Short task
Give back the full material, exactly as it reads.

Raw data
▼
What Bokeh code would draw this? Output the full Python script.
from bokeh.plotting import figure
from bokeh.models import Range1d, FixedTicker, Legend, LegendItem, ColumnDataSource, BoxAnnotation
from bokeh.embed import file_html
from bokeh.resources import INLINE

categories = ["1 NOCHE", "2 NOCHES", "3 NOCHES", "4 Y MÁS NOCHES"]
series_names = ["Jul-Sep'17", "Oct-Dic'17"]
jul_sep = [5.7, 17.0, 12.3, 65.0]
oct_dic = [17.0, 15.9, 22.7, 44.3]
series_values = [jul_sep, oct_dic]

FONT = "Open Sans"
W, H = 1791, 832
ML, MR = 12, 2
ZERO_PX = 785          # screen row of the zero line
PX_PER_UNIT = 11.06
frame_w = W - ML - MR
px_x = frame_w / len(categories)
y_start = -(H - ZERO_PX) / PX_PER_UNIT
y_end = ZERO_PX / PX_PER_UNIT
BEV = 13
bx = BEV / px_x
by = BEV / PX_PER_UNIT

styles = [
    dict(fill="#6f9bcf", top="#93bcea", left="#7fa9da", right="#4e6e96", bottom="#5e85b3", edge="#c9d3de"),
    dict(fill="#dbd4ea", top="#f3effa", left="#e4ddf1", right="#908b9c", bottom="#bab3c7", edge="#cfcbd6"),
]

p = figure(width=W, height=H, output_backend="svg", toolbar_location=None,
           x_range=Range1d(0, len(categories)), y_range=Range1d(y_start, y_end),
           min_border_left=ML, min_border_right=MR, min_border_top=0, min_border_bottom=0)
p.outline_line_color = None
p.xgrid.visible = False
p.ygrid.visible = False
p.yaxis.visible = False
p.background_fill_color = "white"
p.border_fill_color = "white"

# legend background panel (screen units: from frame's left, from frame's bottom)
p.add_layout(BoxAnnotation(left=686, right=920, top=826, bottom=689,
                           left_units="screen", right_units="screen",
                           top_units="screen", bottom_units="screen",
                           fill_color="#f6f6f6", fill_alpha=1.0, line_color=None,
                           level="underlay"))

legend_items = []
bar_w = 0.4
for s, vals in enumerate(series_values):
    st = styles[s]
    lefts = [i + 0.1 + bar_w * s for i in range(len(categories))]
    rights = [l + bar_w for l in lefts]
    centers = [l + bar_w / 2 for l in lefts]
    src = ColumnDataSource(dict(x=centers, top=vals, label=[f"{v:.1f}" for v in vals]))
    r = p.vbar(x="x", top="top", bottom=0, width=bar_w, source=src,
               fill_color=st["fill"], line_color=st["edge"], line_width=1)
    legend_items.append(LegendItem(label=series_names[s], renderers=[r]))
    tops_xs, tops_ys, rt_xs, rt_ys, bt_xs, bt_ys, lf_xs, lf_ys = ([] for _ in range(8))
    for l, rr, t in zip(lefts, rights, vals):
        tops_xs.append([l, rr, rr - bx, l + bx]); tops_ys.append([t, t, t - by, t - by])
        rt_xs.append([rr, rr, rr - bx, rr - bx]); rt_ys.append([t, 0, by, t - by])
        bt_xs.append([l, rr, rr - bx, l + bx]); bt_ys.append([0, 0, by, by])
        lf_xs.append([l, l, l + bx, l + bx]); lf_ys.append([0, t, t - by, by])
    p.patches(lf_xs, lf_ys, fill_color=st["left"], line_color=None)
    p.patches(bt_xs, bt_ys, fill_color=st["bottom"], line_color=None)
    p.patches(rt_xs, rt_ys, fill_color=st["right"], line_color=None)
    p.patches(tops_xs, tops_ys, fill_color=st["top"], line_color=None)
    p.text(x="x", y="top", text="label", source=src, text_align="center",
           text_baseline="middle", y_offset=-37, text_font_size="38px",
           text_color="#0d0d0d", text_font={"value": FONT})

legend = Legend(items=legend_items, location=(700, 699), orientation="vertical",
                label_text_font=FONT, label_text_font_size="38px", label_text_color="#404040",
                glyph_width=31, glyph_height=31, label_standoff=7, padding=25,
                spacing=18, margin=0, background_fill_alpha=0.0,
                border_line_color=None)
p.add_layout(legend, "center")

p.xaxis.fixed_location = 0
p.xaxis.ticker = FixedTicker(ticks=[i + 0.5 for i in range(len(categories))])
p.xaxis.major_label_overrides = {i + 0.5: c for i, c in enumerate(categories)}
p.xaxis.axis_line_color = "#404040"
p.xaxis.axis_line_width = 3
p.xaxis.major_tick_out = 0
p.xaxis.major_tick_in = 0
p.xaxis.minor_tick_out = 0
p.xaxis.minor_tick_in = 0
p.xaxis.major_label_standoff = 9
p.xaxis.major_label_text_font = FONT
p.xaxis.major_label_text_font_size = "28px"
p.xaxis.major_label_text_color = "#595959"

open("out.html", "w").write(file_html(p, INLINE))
▲
The completed task
What Bokeh code would draw this? Output the full Python script.
from bokeh.plotting import figure
from bokeh.models import Range1d, FixedTicker, Legend, LegendItem, ColumnDataSource, BoxAnnotation
from bokeh.embed import file_html
from bokeh.resources import INLINE

categories = ["1 NOCHE", "2 NOCHES", "3 NOCHES", "4 Y MÁS NOCHES"]
series_names = ["Jul-Sep'17", "Oct-Dic'17"]
jul_sep = [5.7, 17.0, 12.3, 65.0]
oct_dic = [17.0, 15.9, 22.7, 44.3]
series_values = [jul_sep, oct_dic]

FONT = "Open Sans"
W, H = 1791, 832
ML, MR = 12, 2
ZERO_PX = 785          # screen row of the zero line
PX_PER_UNIT = 11.06
frame_w = W - ML - MR
px_x = frame_w / len(categories)
y_start = -(H - ZERO_PX) / PX_PER_UNIT
y_end = ZERO_PX / PX_PER_UNIT
BEV = 13
bx = BEV / px_x
by = BEV / PX_PER_UNIT

styles = [
    dict(fill="#6f9bcf", top="#93bcea", left="#7fa9da", right="#4e6e96", bottom="#5e85b3", edge="#c9d3de"),
    dict(fill="#dbd4ea", top="#f3effa", left="#e4ddf1", right="#908b9c", bottom="#bab3c7", edge="#cfcbd6"),
]

p = figure(width=W, height=H, output_backend="svg", toolbar_location=None,
           x_range=Range1d(0, len(categories)), y_range=Range1d(y_start, y_end),
           min_border_left=ML, min_border_right=MR, min_border_top=0, min_border_bottom=0)
p.outline_line_color = None
p.xgrid.visible = False
p.ygrid.visible = False
p.yaxis.visible = False
p.background_fill_color = "white"
p.border_fill_color = "white"

# legend background panel (screen units: from frame's left, from frame's bottom)
p.add_layout(BoxAnnotation(left=686, right=920, top=826, bottom=689,
                           left_units="screen", right_units="screen",
                           top_units="screen", bottom_units="screen",
                           fill_color="#f6f6f6", fill_alpha=1.0, line_color=None,
                           level="underlay"))

legend_items = []
bar_w = 0.4
for s, vals in enumerate(series_values):
    st = styles[s]
    lefts = [i + 0.1 + bar_w * s for i in range(len(categories))]
    rights = [l + bar_w for l in lefts]
    centers = [l + bar_w / 2 for l in lefts]
    src = ColumnDataSource(dict(x=centers, top=vals, label=[f"{v:.1f}" for v in vals]))
    r = p.vbar(x="x", top="top", bottom=0, width=bar_w, source=src,
               fill_color=st["fill"], line_color=st["edge"], line_width=1)
    legend_items.append(LegendItem(label=series_names[s], renderers=[r]))
    tops_xs, tops_ys, rt_xs, rt_ys, bt_xs, bt_ys, lf_xs, lf_ys = ([] for _ in range(8))
    for l, rr, t in zip(lefts, rights, vals):
        tops_xs.append([l, rr, rr - bx, l + bx]); tops_ys.append([t, t, t - by, t - by])
        rt_xs.append([rr, rr, rr - bx, rr - bx]); rt_ys.append([t, 0, by, t - by])
        bt_xs.append([l, rr, rr - bx, l + bx]); bt_ys.append([0, 0, by, by])
        lf_xs.append([l, l, l + bx, l + bx]); lf_ys.append([0, t, t - by, by])
    p.patches(lf_xs, lf_ys, fill_color=st["left"], line_color=None)
    p.patches(bt_xs, bt_ys, fill_color=st["bottom"], line_color=None)
    p.patches(rt_xs, rt_ys, fill_color=st["right"], line_color=None)
    p.patches(tops_xs, tops_ys, fill_color=st["top"], line_color=None)
    p.text(x="x", y="top", text="label", source=src, text_align="center",
           text_baseline="middle", y_offset=-37, text_font_size="38px",
           text_color="#0d0d0d", text_font={"value": FONT})

legend = Legend(items=legend_items, location=(700, 699), orientation="vertical",
                label_text_font=FONT, label_text_font_size="38px", label_text_color="#404040",
                glyph_width=31, glyph_height=31, label_standoff=7, padding=25,
                spacing=18, margin=0, background_fill_alpha=0.0,
                border_line_color=None)
p.add_layout(legend, "center")

p.xaxis.fixed_location = 0
p.xaxis.ticker = FixedTicker(ticks=[i + 0.5 for i in range(len(categories))])
p.xaxis.major_label_overrides = {i + 0.5: c for i, c in enumerate(categories)}
p.xaxis.axis_line_color = "#404040"
p.xaxis.axis_line_width = 3
p.xaxis.major_tick_out = 0
p.xaxis.major_tick_in = 0
p.xaxis.minor_tick_out = 0
p.xaxis.minor_tick_in = 0
p.xaxis.major_label_standoff = 9
p.xaxis.major_label_text_font = FONT
p.xaxis.major_label_text_font_size = "28px"
p.xaxis.major_label_text_color = "#595959"

open("out.html", "w").write(file_html(p, INLINE))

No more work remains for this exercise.